Additionally, modern anti-virus software will log when an update is applied, and indicate if an update fails, leaving the system unprotected, AND when an update succeeds. As a result, the log will serve as evidence as to the state of your protection. If the machine still has malware despite having updated anti-virus signatures, it means that the malware specimen is probably too new for the AV tool to catch.
Web proxy logs can be used for detection of file uploads and other outbound information transfers via the web, initiated by data-stealing malware. Looking for methods and content-type in combination with either known suspicious URLs or user-agent (i.e. web client type) can often reveal spyware infections that are actively collecting data and channeling it out of your environment. Admittedly, a well-written spyware can certainly fake the user-agent field, but it can be useful to add to our query above. Proxy logs may indicate a pattern of activity where a machine shows a set of connections and data uploads in rapid sequence with attempts to many systems suggesting malware may be the cause.
Operating system logs are also useful for malware tracking since modern operating systems will require software updates and process terminations – and both can be performed by malicious software. Even simply logging the application launches with process names allows us to match those names against known lists of malware applications, sometimes with surprising and scary results.
Quick Case Study
In one recent example, in a recent case a regular desktop was seen scanning all over the internal network. This was discovered by analyzing the firewall logs and uncovering a spike in volume after this scanning started en masse. The desktop was quickly cut from the network soon after this discovery, and an incident was declared. When the system was investigated, an impressive array of malware was discovered – along with a dead anti-virus software, killed by the malware. Logs also helped to answer the question “Did it infect anybody else?!” For this purpose, the same logs from firewalls revealed that no other system manifested such scanning apart from the investigated one. So, it was determined that the scanning campaign didn’t lead to infections of other systems.

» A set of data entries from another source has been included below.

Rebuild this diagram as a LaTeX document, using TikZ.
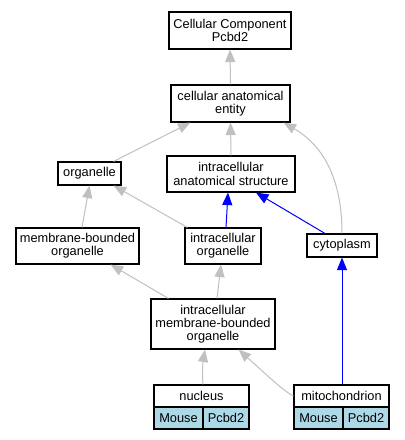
\documentclass[tikz,border=0pt]{standalone}
\usepackage{fontspec}
\setmainfont{Liberation Sans}
\usetikzlibrary{arrows.meta}
\definecolor{edgegray}{HTML}{C0C0C0}
\definecolor{cellblue}{HTML}{ADD8E6}
\begin{document}
\begin{tikzpicture}[x=1pt,y=-1pt,
  box/.style={draw=black,line width=1.1pt,fill=white,inner sep=0pt,align=center,
    font=\fontsize{12.8}{13.3}\selectfont},
  cell/.style={box,fill=cellblue},
  gedge/.style={draw=edgegray,line width=1pt,-{Triangle[length=12.5pt,width=10pt]}},
  bedge/.style={draw=blue,line width=1pt,-{Triangle[length=12.5pt,width=10pt]}}]
\useasboundingbox (0,0) rectangle (405,440);
\fill[white] (0,0) rectangle (405,440);
% nodes
\node[box,minimum width=122,minimum height=37] (cc) at (230,30.5) {Cellular Component\\Pcbd2};
\node[box,minimum width=119,minimum height=37] (cae) at (230.5,103.5) {cellular anatomical\\entity};
\node[box,minimum width=63,minimum height=23] (org) at (89.5,173.5) {organelle};
\node[box,minimum width=128,minimum height=36] (ias) at (231,174) {intracellular\\anatomical structure};
\node[box,minimum width=123,minimum height=36] (mbo) at (77.5,246) {membrane-bounded\\organelle};
\node[box,minimum width=76,minimum height=36] (io) at (223,246) {intracellular\\organelle};
\node[box,minimum width=70,minimum height=23] (cyto) at (342,245.5) {cytoplasm};
\node[box,minimum width=124,minimum height=50] (imbo) at (213,324) {intracellular\\membrane-bounded\\organelle};
\node[box,minimum width=95,minimum height=22] (nuc) at (201.5,396) {nucleus};
\node[cell,minimum width=49,minimum height=22] (nucm) at (178.5,418) {Mouse};
\node[cell,minimum width=46,minimum height=22] (nucp) at (226,418) {Pcbd2};
\node[box,minimum width=95,minimum height=22] (mito) at (341.5,396) {mitochondrion};
\node[cell,minimum width=49,minimum height=22] (mitom) at (318.5,418) {Mouse};
\node[cell,minimum width=46,minimum height=22] (mitop) at (366,418) {Pcbd2};
% edges
\draw[gedge] (cae.north) -- (cc.south);
\draw[gedge] ([xshift=-8]org.north east) -- ([xshift=20]cae.south west);
\draw[gedge] (ias.north) -- (cae.south);
\draw[gedge] (cyto.north) .. controls (342,180) and (324,146) .. ([xshift=-7]cae.south east);
\draw[gedge] ([xshift=4.5]mbo.north) -- (org.south);
\draw[gedge] ([xshift=3]io.north west) -- ([xshift=-8]org.south east);
\draw[bedge] ([xshift=3]io.north) -- ([xshift=-3]ias.south);
\draw[bedge] ([xshift=-17]cyto.north) -- ([xshift=25]ias.south);
\draw[bedge] ([xshift=0.5]mito.north) -- (cyto.south);
\draw[gedge] ([xshift=18]imbo.north west) -- ([xshift=-29]mbo.south east);
\draw[gedge] ([xshift=4]imbo.north) -- ([xshift=-2]io.south);
\draw[gedge] ([xshift=1.5]nuc.north) .. controls (202,372) and (203,362) .. ([xshift=-8]imbo.south);
\draw[gedge] (mito.west) .. controls (285,392) and (270,378) .. ([xshift=-37]imbo.south east);
\end{tikzpicture}
\end{document}
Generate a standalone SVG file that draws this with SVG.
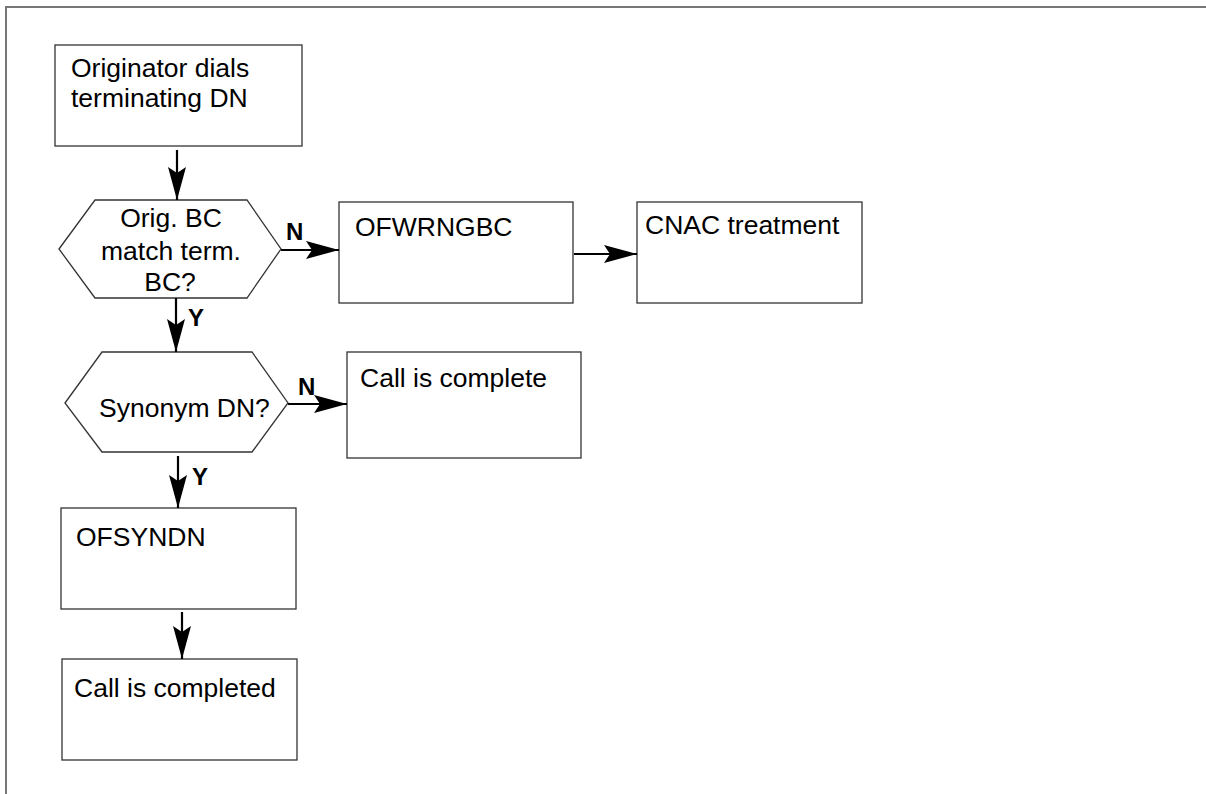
<svg xmlns="http://www.w3.org/2000/svg" width="1206" height="794" viewBox="0 0 1206 794">
<defs>
<style>
.box{fill:#fff;stroke:#333;stroke-width:1.3}
.t{font-family:"Liberation Sans",Arial,Helvetica,sans-serif;font-size:26.5px;fill:#000}
.c{text-anchor:middle}
.lb{font-family:"Liberation Sans",Arial,Helvetica,sans-serif;font-size:24px;font-weight:bold;fill:#000}
.edge{stroke:#000;stroke-width:2.2;fill:none;marker-end:url(#ah)}
</style>
<marker id="ah" markerUnits="userSpaceOnUse" markerWidth="40" markerHeight="24" viewBox="-34 -12 36 24" refX="0" refY="0" orient="auto">
<path d="M-33,-9 L0,0 L-33,9 L-27,0 z" fill="#000"/>
</marker>
</defs>
<rect width="1206" height="794" fill="#fff"/>
<g id="frame">
<path d="M6,794 L6,7 L1206,7" fill="none" stroke="#777" stroke-width="2"/>
</g>
<g id="n1">
<rect class="box" x="55" y="45" width="247" height="101"/>
<text class="t" x="71" y="77">Originator dials</text>
<text class="t" x="71" y="107">terminating DN</text>
</g>
<g id="d1">
<polygon class="box" points="59,249 95,200 247,200 281,249 247,298 95,298"/>
<text class="t c" x="171" y="227">Orig. BC</text>
<text class="t c" x="171" y="260">match term.</text>
<text class="t c" x="170" y="291">BC?</text>
</g>
<g id="n2">
<rect class="box" x="339" y="202" width="234" height="101"/>
<text class="t" x="355" y="236">OFWRNGBC</text>
</g>
<g id="n3">
<rect class="box" x="637" y="202" width="225" height="101"/>
<text class="t" x="645" y="234">CNAC treatment</text>
</g>
<g id="d2">
<polygon class="box" points="65,403 102,352 252,352 288,403 252,452 102,452"/>
<text class="t" x="99" y="417">Synonym DN?</text>
</g>
<g id="n4">
<rect class="box" x="347" y="352" width="234" height="106"/>
<text class="t" x="360" y="387">Call is complete</text>
</g>
<g id="n5">
<rect class="box" x="61" y="508" width="235" height="101"/>
<text class="t" x="76" y="546">OFSYNDN</text>
</g>
<g id="n6">
<rect class="box" x="62" y="659" width="235" height="101"/>
<text class="t" x="74" y="697">Call is completed</text>
</g>
<g id="connectors">
<line class="edge" x1="177" y1="150" x2="177" y2="200"/>
<line class="edge" x1="281" y1="250" x2="339" y2="250"/>
<line class="edge" x1="574" y1="254" x2="637" y2="254"/>
<line class="edge" x1="176" y1="298" x2="176" y2="352"/>
<line class="edge" x1="288" y1="404" x2="347" y2="404"/>
<line class="edge" x1="178" y1="456" x2="178" y2="508"/>
<line class="edge" x1="182" y1="612" x2="182" y2="659"/>
<text class="lb" x="286" y="240">N</text>
<text class="lb" x="188" y="326">Y</text>
<text class="lb" x="298" y="395">N</text>
<text class="lb" x="192" y="485">Y</text>
</g>
</svg>
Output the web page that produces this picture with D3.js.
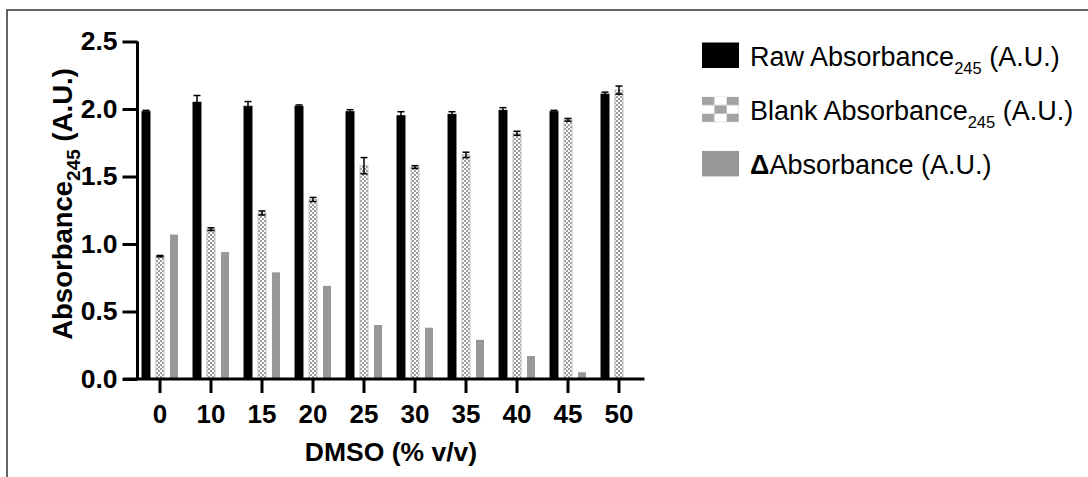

To conclude, nowadays, anti-virus solutions are MUCH more likely to miss the malware, compared to a few years ago. Logs present a critical piece of information for detecting and investigating infections. Automatically collecting, baselining, and analyzing logs will sometimes result in faster detections then only using anti-virus tools. By using a log management tool to collect and analyze firewall, IDS/IPS, server and web proxy logs you can quickly find evidence of malware activities across systems and networks.